In C++, what does it mean to set a function declaration to zero? I'm guessing it has to do with the function being virtual, and not actually defined in this class. Found in a header file of code that I'm reading:
virtual void SetValue(double val)=0;
What's going on here?
It's a pure virtual function. It makes it so you MUST derive a class (and implement said function) in order to use it.
This is called a pure virtual member function in C++ lingo. It means, as you guessed, that the function is not defined within the class, but rather has to be implemented in deriving classes. You cannot instantiate classes with pure virtual member functions, pure virtual functions basically behave like abstract methods in Java or C#.
It means that it is a pure virtual method - which means subclasses must implement the method on their own. There can still be an implementation for that method, but classes with pure virtual methods cannot be instantiated, making this similar to the abstract keyword seen in various other languages.
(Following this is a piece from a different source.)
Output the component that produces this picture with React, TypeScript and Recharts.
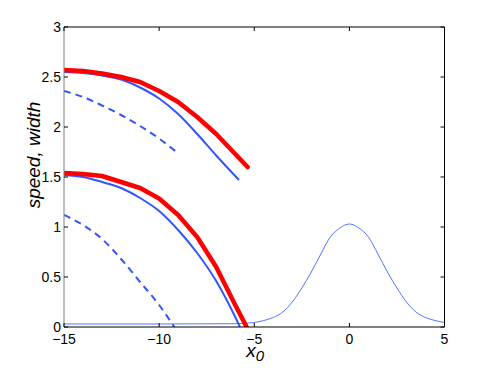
import React from 'react';
import { LineChart, Line, XAxis, YAxis } from 'recharts';

const xTicks = [-15, -10, -5, 0, 5];
const yTicks = [0, 0.5, 1, 1.5, 2, 2.5, 3];

const upperRedX = [-15, -14, -13, -12, -11, -10, -9, -8, -7, -6, -5.35];
const upperRedY = [2.57, 2.56, 2.535, 2.5, 2.45, 2.36, 2.25, 2.1, 1.93, 1.73, 1.6];

const upperBlueX = [-15, -14, -13, -12, -11, -10, -9, -8, -7, -6, -5.8];
const upperBlueY = [2.55, 2.54, 2.515, 2.475, 2.395, 2.285, 2.13, 1.93, 1.715, 1.51, 1.47];

const upperDashX = [-15, -14, -13, -12, -11, -10, -9.15];
const upperDashY = [2.36, 2.3, 2.215, 2.12, 2.01, 1.885, 1.76];

const lowerRedX = [-15, -14, -13, -12, -11, -10, -9, -8, -7, -6, -5.4];
const lowerRedY = [1.54, 1.53, 1.51, 1.45, 1.39, 1.285, 1.12, 0.9, 0.6, 0.22, 0];

const lowerBlueX = [-15, -14, -13, -12, -11, -10, -9, -8, -7, -6, -5.75];
const lowerBlueY = [1.52, 1.5, 1.45, 1.39, 1.29, 1.16, 0.97, 0.74, 0.46, 0.1, 0];

const lowerDashX = [-15, -14, -13, -12, -11, -10, -9.2];
const lowerDashY = [1.12, 1.02, 0.88, 0.68, 0.45, 0.22, 0];

const profileX = [-15, -10, -6, -5.5, -5, -4.5, -4, -3.5, -3, -2.5, -2, -1.5, -1, -0.5, 0, 0.5, 1, 1.5, 2, 2.5, 3, 3.5, 4, 4.5, 5];
const profileY = [0.03, 0.03, 0.033, 0.038, 0.045, 0.065, 0.095, 0.15, 0.25, 0.39, 0.55, 0.73, 0.9, 0.99, 1.03, 0.99, 0.9, 0.73, 0.55, 0.39, 0.25, 0.15, 0.095, 0.065, 0.045];

const pts = (xs: number[], ys: number[]) => xs.map((x, i) => ({ x, y: ys[i] }));

const FONT = '"Liberation Sans", Arial, Helvetica, sans-serif';
const BLUE = '#3355ff';
const RED = '#ff0000';

const fmt = (v: number) => (v < 0 ? '\u2212' + String(-v) : String(v));

const BottomTick = (p: any) => (
  <g>
    <line x1={p.x} y1={p.y} x2={p.x} y2={p.y - 4} stroke="#000" strokeWidth={1} />
    <text x={p.x} y={p.y + 17} textAnchor="middle" fontSize={14} fontFamily={FONT} fill="#000">
      {fmt(p.payload.value)}
    </text>
  </g>
);

const LeftTick = (p: any) => (
  <g>
    <line x1={p.x} y1={p.y} x2={p.x + 4} y2={p.y} stroke="#000" strokeWidth={1} />
    <text x={p.x - 3} y={p.y} dy="0.36em" textAnchor="end" fontSize={14} fontFamily={FONT} fill="#000">
      {String(p.payload.value)}
    </text>
  </g>
);

const TopTick = (p: any) => (
  <line x1={p.x} y1={p.y} x2={p.x} y2={p.y + 4} stroke="#000" strokeWidth={1} />
);

const RightTick = (p: any) => (
  <line x1={p.x} y1={p.y} x2={p.x - 4} y2={p.y} stroke="#000" strokeWidth={1} />
);

const XLabel = (p: any) => {
  const vb = p.viewBox || { x: 56, y: 319, width: 380.5 };
  const cx = vb.x + vb.width / 2 + 1;
  return (
    <text x={cx} y={vb.y + 30} textAnchor="middle" fontStyle="italic" fontSize={19} fontFamily={FONT} fill="#000">
      x
      <tspan dy={4} fontSize={15}>0</tspan>
    </text>
  );
};

const YLabel = (p: any) => {
  const vb = p.viewBox || { x: 56, y: 19, height: 300 };
  const tx = vb.x - 30;
  const ty = vb.y + vb.height / 2 - 22;
  return (
    <text
      x={tx}
      y={ty}
      transform={`rotate(-90, ${tx}, ${ty})`}
      textAnchor="middle"
      dominantBaseline="central"
      fontStyle="italic"
      fontSize={19}
      fontFamily={FONT}
      fill="#000"
    >
      speed, width
    </text>
  );
};

export default function App() {
  const common = {
    xAxisId: 'b',
    yAxisId: 'l',
    dataKey: 'y',
    dot: false,
    activeDot: false,
    isAnimationActive: false,
  } as const;
  return (
    <LineChart width={483} height={361} margin={{ top: 18, right: 45.5, bottom: 41, left: 55 }}>
      <XAxis
        xAxisId="b"
        type="number"
        dataKey="x"
        domain={[-15, 5]}
        ticks={xTicks}
        interval={0}
        allowDataOverflow
        height={1}
        tickSize={0}
        tickMargin={0}
        tickLine={false}
        axisLine={{ stroke: '#000', strokeWidth: 1 }}
        tick={<BottomTick />}
        label={<XLabel />}
      />
      <XAxis
        xAxisId="t"
        orientation="top"
        type="number"
        dataKey="x"
        domain={[-15, 5]}
        ticks={xTicks}
        interval={0}
        allowDataOverflow
        height={1}
        tickSize={0}
        tickMargin={0}
        tickLine={false}
        axisLine={{ stroke: '#000', strokeWidth: 1 }}
        tick={<TopTick />}
      />
      <YAxis
        yAxisId="l"
        type="number"
        domain={[0, 3]}
        ticks={yTicks}
        interval={0}
        allowDataOverflow
        width={1}
        tickSize={0}
        tickMargin={0}
        tickLine={false}
        axisLine={{ stroke: '#808080', strokeWidth: 1 }}
        tick={<LeftTick />}
        label={<YLabel />}
      />
      <YAxis
        yAxisId="r"
        orientation="right"
        type="number"
        domain={[0, 3]}
        ticks={yTicks}
        interval={0}
        allowDataOverflow
        width={1}
        tickSize={0}
        tickMargin={0}
        tickLine={false}
        axisLine={{ stroke: '#000', strokeWidth: 1 }}
        tick={<RightTick />}
      />
      <Line xAxisId="t" yAxisId="r" data={pts(profileX, profileY)} dataKey="y" stroke="none" dot={false} activeDot={false} isAnimationActive={false} />
      <Line {...common} data={pts(profileX, profileY)} type="monotone" stroke="#5575ff" strokeWidth={1} />
      <Line {...common} data={pts(upperDashX, upperDashY)} type="monotone" stroke={BLUE} strokeWidth={2} strokeDasharray="7 5" />
      <Line {...common} data={pts(lowerDashX, lowerDashY)} type="monotone" stroke={BLUE} strokeWidth={2} strokeDasharray="7 5" />
      <Line {...common} data={pts(upperBlueX, upperBlueY)} type="monotone" stroke={BLUE} strokeWidth={2} />
      <Line {...common} data={pts(lowerBlueX, lowerBlueY)} type="monotone" stroke={BLUE} strokeWidth={2} />
      <Line {...common} data={pts(upperRedX, upperRedY)} type="linear" stroke={RED} strokeWidth={4.5} strokeLinecap="round" strokeLinejoin="round" />
      <Line {...common} data={pts(lowerRedX, lowerRedY)} type="linear" stroke={RED} strokeWidth={4.5} strokeLinecap="round" strokeLinejoin="round" />
    </LineChart>
  );
}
if you set a virtual function to set, Its called Pure Virtual Functions. And then your class becomes an abstract class.
You can't create instances of that class or any subclasses unless your pure virtual functions are implemented.
The method SetValue is pure virtual. Its class does not provide the implementation of that method, and can not be instantiated (therefore we term it abstract). Concrete derived classes on the other hand have to provide implementations for such methods. See more here.
It means that, the class is abstract, and can't be create its object. It could be used as a base class to another. Pure virtual class is also used in c++ as an interface known from language like java, but of course it is different.
As everyone has mentioned, this means that the function is a pure virtual function. Think of of this as setting the function pointer to null. Classes with pure virtual functions are handled as abstract classes. This means that derived classes must implement this virtual function.
Occasionally, you may encounter what is called a "pure call" error. This means that a pure virtual function was actually called and it will most likely cause the program to crash. The most common cause of a pure call is that the object that the function was called on was already deleted.
"SetValue" is a pure virtual member function that the base class forces derived classes to provide. Pure virtual member functions will have no implementation.
A pure virtual member function specifies that a member function will exist on every object of a concrete derived class even though the member function is not (normally) defined in the base class.
This is because the syntax for specifying a pure virtual member function forces derived classes to implement the member function if the derived classes intend to be instantiated (that is, if they intend to be concrete).
In your case, all objects of classes derived from the base class will have the member function SetValue(). However, because the base class is an abstract concept, it does not contain enough information to implement SetValue().
Imagine that the "= 0" is like saying "the code for this function is at the NULL pointer."
Pure virtual member functions allow users to write code against an interface for which there are several functionally different variants. This means that semantically different objects can be passed to a function if these objects are all under the umbrella of the same abstract base class.